What you are asked to do> Can you print the data exactly and leave out each image?
* Begin *
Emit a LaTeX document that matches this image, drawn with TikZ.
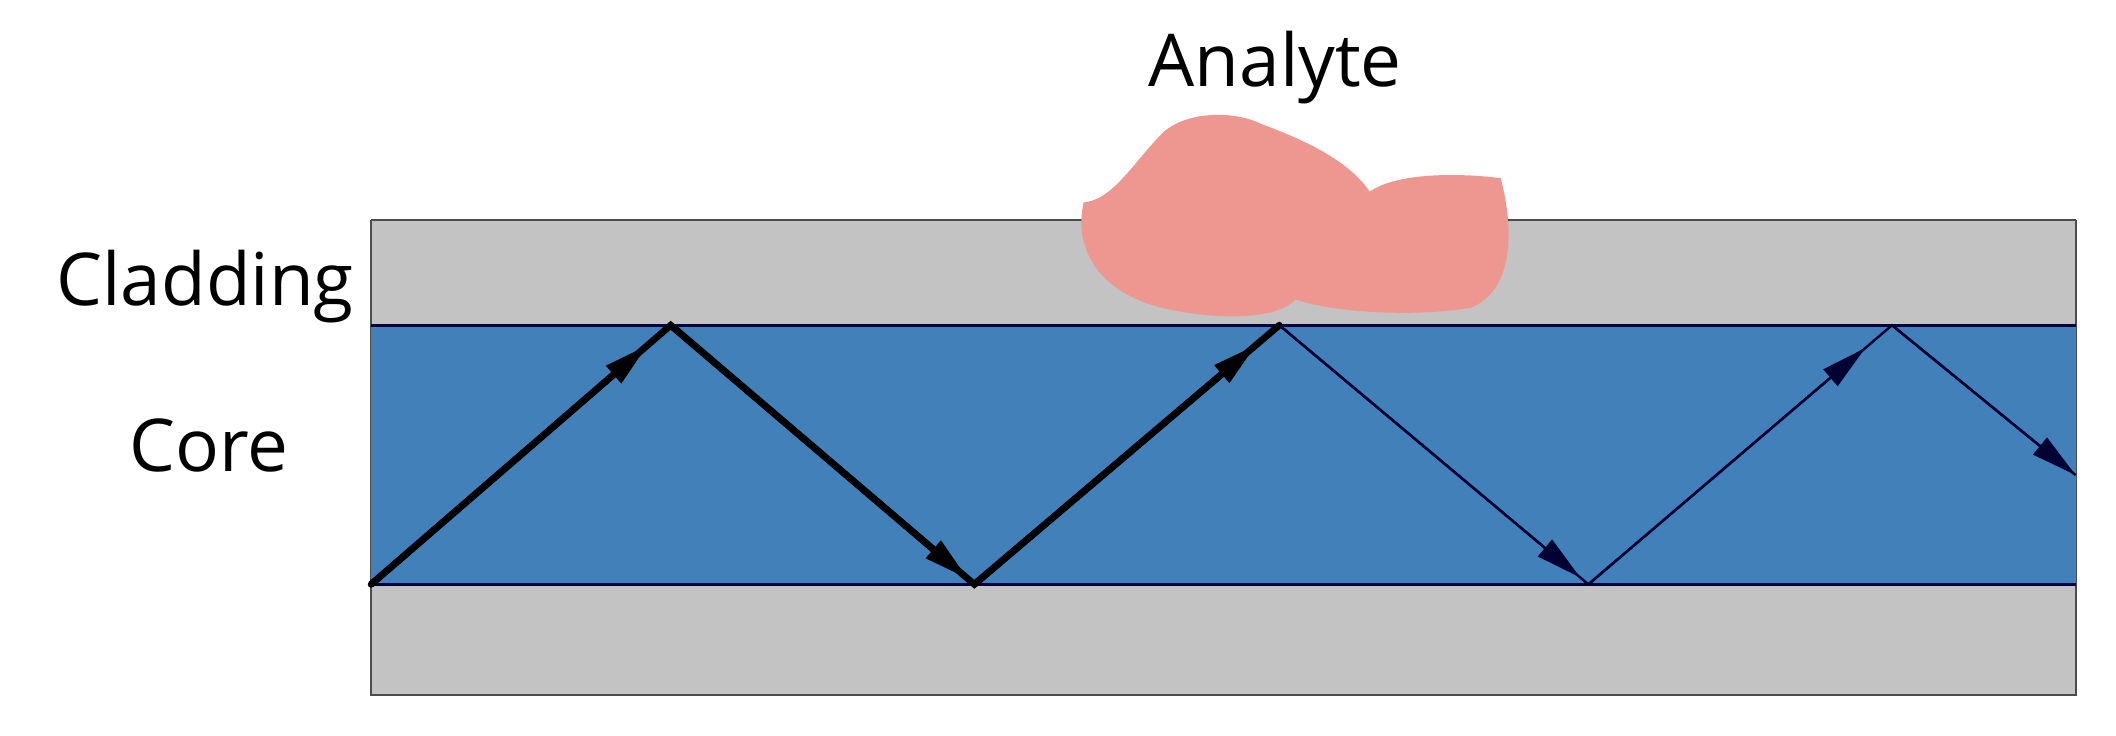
\documentclass[tikz,border=0pt]{standalone}
\usepackage{fontspec}
\setmainfont{Open Sans}
\usetikzlibrary{calc,arrows.meta}
\definecolor{clad}{HTML}{C3C3C3}
\definecolor{core}{HTML}{4180B9}
\definecolor{ana}{HTML}{EE9690}
\begin{document}
\begin{tikzpicture}[x=1pt,y=-1pt,
  lbl/.style={font=\fontsize{54}{60}\selectfont},
  thick ray/.style={line width=5pt},
  thin ray/.style={line width=1.8pt,color=black!80!blue},
  tip/.style={-{Triangle[length=34pt,width=16pt]}}]
\useasboundingbox (0,0) rectangle (1568,545);
\fill[clad] (275,163) rectangle (1538,515);
\draw[line width=2pt, black!70] (275,163) -- (1538,163);
\draw[line width=1.5pt, black!70] (275,163) -- (275,515) -- (1538,515) -- (1538,163);
\fill[core] (275,241) rectangle (1538,433);
\draw[line width=2.5pt, black!75!blue] (275,241) -- (1538,241);
\draw[line width=2.5pt, black!75!blue] (275,433) -- (1538,433);
% analyte
\fill[ana] (803,150) .. controls (825,148) and (840,120) .. (862,98)
  .. controls (880,82) and (915,82) .. (935,92)
  .. controls (970,105) and (1000,120) .. (1015,142)
  .. controls (1035,128) and (1080,128) .. (1112,132)
  .. controls (1122,170) and (1122,215) .. (1090,228)
  .. controls (1050,235) and (990,232) .. (960,222)
  .. controls (945,238) and (900,236) .. (870,230)
  .. controls (815,220) and (795,185) .. (803,150) -- cycle;
\node[lbl] (analyte) at (945,50) {Analyte};
\node[lbl] (cladding) at (152,212) {Cladding};
\node[lbl] (corel) at (155,330) {Core};
\coordinate (p0) at (275,433);
\coordinate (p1) at (497,241);
\coordinate (p2) at (722,433);
\coordinate (p3) at (948,241);
\coordinate (p4) at (1177,433);
\coordinate (p5) at (1402,241);
\coordinate (p6) at (1538,352);
\draw[thick ray, line cap=round] (p0) -- (p1) -- (p2) -- (p3);
\draw[thin ray] (p3) -- (p4) -- (p5) -- (p6);
\draw[thick ray, tip] (p0) -- ($(p1)!22pt!(p0)$);
\draw[thick ray, tip] (p1) -- ($(p2)!6pt!(p1)$);
\draw[thick ray, tip] (p2) -- ($(p3)!22pt!(p2)$);
\draw[thin ray, tip] (p3) -- ($(p4)!8pt!(p3)$);
\draw[thin ray, tip] (p4) -- ($(p5)!26pt!(p4)$);
\draw[thin ray, tip] (p5) -- (p6);
\end{tikzpicture}
\end{document}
* End *
Problem solution>
Emit a LaTeX document that matches this image, drawn with TikZ.
\documentclass[tikz,border=0pt]{standalone}
\usepackage{fontspec}
\setmainfont{Open Sans}
\usetikzlibrary{calc,arrows.meta}
\definecolor{clad}{HTML}{C3C3C3}
\definecolor{core}{HTML}{4180B9}
\definecolor{ana}{HTML}{EE9690}
\begin{document}
\begin{tikzpicture}[x=1pt,y=-1pt,
  lbl/.style={font=\fontsize{54}{60}\selectfont},
  thick ray/.style={line width=5pt},
  thin ray/.style={line width=1.8pt,color=black!80!blue},
  tip/.style={-{Triangle[length=34pt,width=16pt]}}]
\useasboundingbox (0,0) rectangle (1568,545);
\fill[clad] (275,163) rectangle (1538,515);
\draw[line width=2pt, black!70] (275,163) -- (1538,163);
\draw[line width=1.5pt, black!70] (275,163) -- (275,515) -- (1538,515) -- (1538,163);
\fill[core] (275,241) rectangle (1538,433);
\draw[line width=2.5pt, black!75!blue] (275,241) -- (1538,241);
\draw[line width=2.5pt, black!75!blue] (275,433) -- (1538,433);
% analyte
\fill[ana] (803,150) .. controls (825,148) and (840,120) .. (862,98)
  .. controls (880,82) and (915,82) .. (935,92)
  .. controls (970,105) and (1000,120) .. (1015,142)
  .. controls (1035,128) and (1080,128) .. (1112,132)
  .. controls (1122,170) and (1122,215) .. (1090,228)
  .. controls (1050,235) and (990,232) .. (960,222)
  .. controls (945,238) and (900,236) .. (870,230)
  .. controls (815,220) and (795,185) .. (803,150) -- cycle;
\node[lbl] (analyte) at (945,50) {Analyte};
\node[lbl] (cladding) at (152,212) {Cladding};
\node[lbl] (corel) at (155,330) {Core};
\coordinate (p0) at (275,433);
\coordinate (p1) at (497,241);
\coordinate (p2) at (722,433);
\coordinate (p3) at (948,241);
\coordinate (p4) at (1177,433);
\coordinate (p5) at (1402,241);
\coordinate (p6) at (1538,352);
\draw[thick ray, line cap=round] (p0) -- (p1) -- (p2) -- (p3);
\draw[thin ray] (p3) -- (p4) -- (p5) -- (p6);
\draw[thick ray, tip] (p0) -- ($(p1)!22pt!(p0)$);
\draw[thick ray, tip] (p1) -- ($(p2)!6pt!(p1)$);
\draw[thick ray, tip] (p2) -- ($(p3)!22pt!(p2)$);
\draw[thin ray, tip] (p3) -- ($(p4)!8pt!(p3)$);
\draw[thin ray, tip] (p4) -- ($(p5)!26pt!(p4)$);
\draw[thin ray, tip] (p5) -- (p6);
\end{tikzpicture}
\end{document}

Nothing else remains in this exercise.